CBF sem plano B definido
O substituto de Dorival ainda não foi anunciado. Nos bastidores, circulam nomes como Fernando Diniz, atualmente à frente do Fluminense, e o espanhol Luis Enrique, que teria demonstrado interesse em assumir uma seleção sul-americana. Outra possibilidade ventilada é o retorno de Tite, técnico que comandou a Seleção nas Copas de 2018 e 2022.
No entanto, segundo o analista tático Felipe Sampaio, qualquer nome que assuma a equipe encontrará um cenário desafiador. “Falta à Seleção uma espinha dorsal. Dorival tentou criar isso, apostando em jogadores como Bruno Guimarães, Rodrygo, Endrick e Gabriel Magalhães, mas houve muita rotatividade e lesões frequentes. Sem um time base, sem entrosamento e com uma Copa se aproximando, o novo técnico terá pouco tempo para implementar uma filosofia”, explicou.
Sampaio destaca que a ausência de um projeto estruturado da CBF para as categorias de base também compromete o futuro do futebol nacional. “Temos talentos individuais, mas eles chegam à Seleção com pouca formação tática e sob forte expectativa. O trabalho do treinador, qualquer que seja ele, precisa ser integrado com um plano federativo maior – coisa que não temos há anos.”
O que esperar do próximo ciclo
Com a saída de Dorival, a CBF se vê diante de mais uma reconstrução às pressas. A Seleção Brasileira ocupa atualmente a 4ª posição nas Eliminatórias, com risco real de perder posições caso a instabilidade se mantenha. Os próximos jogos estão marcados para junho, contra Colômbia e Chile, e devem ser comandados por um técnico interino, caso a definição do novo nome não ocorra nas próximas semanas.
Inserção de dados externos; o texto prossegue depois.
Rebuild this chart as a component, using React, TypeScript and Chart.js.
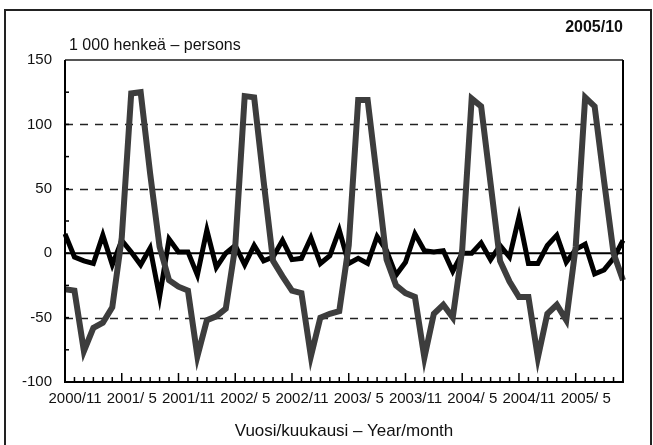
import React, { useEffect, useRef } from "react";
import { Chart, registerables } from "chart.js";

Chart.register(...registerables);

// Months 2000/11 .. 2005/10
const months: string[] = [
  "2000/11", "2000/12",
  "2001/ 1", "2001/ 2", "2001/ 3", "2001/ 4", "2001/ 5", "2001/ 6", "2001/ 7", "2001/ 8", "2001/ 9", "2001/10", "2001/11", "2001/12",
  "2002/ 1", "2002/ 2", "2002/ 3", "2002/ 4", "2002/ 5", "2002/ 6", "2002/ 7", "2002/ 8", "2002/ 9", "2002/10", "2002/11", "2002/12",
  "2003/ 1", "2003/ 2", "2003/ 3", "2003/ 4", "2003/ 5", "2003/ 6", "2003/ 7", "2003/ 8", "2003/ 9", "2003/10", "2003/11", "2003/12",
  "2004/ 1", "2004/ 2", "2004/ 3", "2004/ 4", "2004/ 5", "2004/ 6", "2004/ 7", "2004/ 8", "2004/ 9", "2004/10", "2004/11", "2004/12",
  "2005/ 1", "2005/ 2", "2005/ 3", "2005/ 4", "2005/ 5", "2005/ 6", "2005/ 7", "2005/ 8", "2005/ 9", "2005/10",
];

// Tick labels shown on the x axis
const shownLabels: string[] = [
  "2000/11", "2001/ 5", "2001/11", "2002/ 5", "2002/11",
  "2003/ 5", "2003/11", "2004/ 5", "2004/11", "2005/ 5",
];

// Seasonal series (grey, thick)
const seriesGrey: number[] = [
  -28, -29, -76, -58, -54, -42, 12, 124, 125, 62, 5, -21,
  -26, -29, -80, -52, -49, -43, 5, 122, 121, 56, -6, -18,
  -29, -31, -80, -50, -47, -45, 6, 119, 119, 58, -5, -25,
  -31, -34, -81, -47, -40, -50, 3, 120, 114, 54, -6, -22,
  -34, -34, -81, -47, -40, -52, 5, 121, 114, 56, 0, -21,
];

// Irregular series (black)
const seriesBlack: number[] = [
  15, -3, -6, -8, 14, -9, 10, 1, -9, 4, -34, 11,
  1, 1, -17, 18, -11, 0, 6, -9, 6, -6, -3, 10,
  -5, -4, 12, -8, -2, 18, -8, -4, -8, 13, 2, -17,
  -7, 15, 2, 1, 2, -14, 0, 0, 8, -5, 6, -3,
  28, -8, -8, 6, 14, -7, 3, 7, -16, -13, -4, 10,
];

// Y axis
const yMin = -100;
const yMax = 150;
const yStep = 50;
const yMinorStep = 25;
const dashedLevels: number[] = [100, 50, -50];
const zeroLevel = 0;

const FONT = "'Liberation Sans', Arial, Helvetica, sans-serif";

const decorPlugin = {
  id: "decor",
  beforeDatasetsDraw(chart: any) {
    const { ctx, chartArea } = chart;
    const xs = chart.scales.x;
    const ys = chart.scales.y;
    ctx.save();
    // dashed grid lines
    ctx.strokeStyle = "#222";
    ctx.lineWidth = 1.5;
    ctx.setLineDash([8, 7]);
    for (const v of dashedLevels) {
      const y = Math.round(ys.getPixelForValue(v)) + 0.5;
      ctx.beginPath();
      ctx.moveTo(chartArea.left, y);
      ctx.lineTo(chartArea.right, y);
      ctx.stroke();
    }
    ctx.setLineDash([]);
    // zero line
    ctx.strokeStyle = "#000";
    ctx.lineWidth = 2;
    const y0 = ys.getPixelForValue(zeroLevel);
    ctx.beginPath();
    ctx.moveTo(chartArea.left, y0);
    ctx.lineTo(chartArea.right, y0);
    ctx.stroke();
    // y minor ticks
    ctx.lineWidth = 1.5;
    for (let v = yMin; v <= yMax; v += yMinorStep) {
      const y = ys.getPixelForValue(v);
      ctx.beginPath();
      ctx.moveTo(chartArea.left, y);
      ctx.lineTo(chartArea.left + 4, y);
      ctx.stroke();
    }
    // x ticks (inside)
    for (let i = 0; i < months.length; i++) {
      const x = xs.getPixelForValue(i);
      const len = shownLabels.includes(months[i]) ? 9 : 5;
      ctx.beginPath();
      ctx.moveTo(x, chartArea.bottom);
      ctx.lineTo(x, chartArea.bottom - len);
      ctx.stroke();
    }
    ctx.restore();
  },
  afterDatasetsDraw(chart: any) {
    const { ctx, chartArea } = chart;
    ctx.save();
    // top border (grey)
    ctx.strokeStyle = "#555";
    ctx.lineWidth = 2;
    ctx.beginPath();
    ctx.moveTo(chartArea.left, chartArea.top);
    ctx.lineTo(chartArea.right, chartArea.top);
    ctx.stroke();
    // left, bottom, right
    ctx.strokeStyle = "#000";
    ctx.lineWidth = 2;
    ctx.beginPath();
    ctx.moveTo(chartArea.left, chartArea.top);
    ctx.lineTo(chartArea.left, chartArea.bottom);
    ctx.lineTo(chartArea.right, chartArea.bottom);
    ctx.lineTo(chartArea.right, chartArea.top);
    ctx.stroke();
    ctx.restore();
  },
};

export default function App() {
  const canvasRef = useRef<HTMLCanvasElement | null>(null);

  useEffect(() => {
    const canvas = canvasRef.current;
    if (!canvas) return;
    const chart = new Chart(canvas, {
      type: "line",
      data: {
        labels: months,
        datasets: [
          {
            data: seriesGrey,
            borderColor: "#3d3d3d",
            borderWidth: 6,
            pointRadius: 0,
            tension: 0,
            fill: false,
          },
          {
            data: seriesBlack,
            borderColor: "#000",
            borderWidth: 5,
            pointRadius: 0,
            tension: 0,
            fill: false,
          },
        ],
      },
      options: {
        animation: false,
        responsive: false,
        devicePixelRatio: 1,
        layout: { padding: { left: 0, right: 30, top: 60, bottom: 0 } },
        plugins: { legend: { display: false }, tooltip: { enabled: false } },
        scales: {
          x: {
            grid: { display: false, drawTicks: false },
            border: { display: false },
            ticks: {
              autoSkip: false,
              maxRotation: 0,
              minRotation: 0,
              labelOffset: 10,
              padding: 8,
              color: "#111",
              font: { family: FONT, size: 15 },
              callback: (_v: any, i: number) =>
                shownLabels.includes(months[i]) ? months[i] : "",
            },
            afterFit: (s: any) => {
              s.height = 63;
            },
          },
          y: {
            min: yMin,
            max: yMax,
            grid: { display: false, drawTicks: false },
            border: { display: false },
            ticks: {
              stepSize: yStep,
              padding: 13,
              color: "#111",
              font: { family: FONT, size: 15 },
            },
            afterFit: (s: any) => {
              s.width = 65;
            },
          },
        },
      },
      plugins: [decorPlugin],
    });
    return () => chart.destroy();
  }, []);

  return (
    <div
      style={{
        position: "absolute",
        left: 0,
        top: 0,
        width: 653,
        height: 445,
        background: "#fff",
        overflow: "hidden",
        fontFamily: FONT,
        color: "#111",
      }}
    >
      <canvas
        ref={canvasRef}
        width={653}
        height={445}
        style={{ position: "absolute", left: 0, top: 0, width: 653, height: 445 }}
      />
      <div
        style={{
          position: "absolute",
          left: 4,
          top: 9,
          width: 644,
          height: 460,
          borderLeft: "2px solid #222",
          borderTop: "2px solid #222",
          borderRight: "2px solid #222",
          pointerEvents: "none",
        }}
      />
      <div
        style={{
          position: "absolute",
          left: 69,
          top: 37,
          fontSize: 16,
          lineHeight: "16px",
          whiteSpace: "nowrap",
        }}
      >
        1 000 henkeä – persons
      </div>
      <div
        style={{
          position: "absolute",
          right: 653 - 623,
          top: 19,
          fontSize: 16,
          lineHeight: "16px",
          fontWeight: "bold",
          whiteSpace: "nowrap",
        }}
      >
        2005/10
      </div>
      <div
        style={{
          position: "absolute",
          left: 65,
          width: 558,
          top: 422,
          fontSize: 17,
          lineHeight: "17px",
          textAlign: "center",
          whiteSpace: "nowrap",
        }}
      >
        Vuosi/kuukausi – Year/month
      </div>
    </div>
  );
}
O momento exige mais do que uma troca de comando: é preciso clareza no projeto técnico, compromisso com a renovação do elenco e autonomia para a comissão técnica trabalhar sem interferências externas. Sem isso, o Brasil corre o risco de chegar à Copa de 2026 com um time ainda em formação – e mais distante do protagonismo que um dia o fez temido no cenário internacional.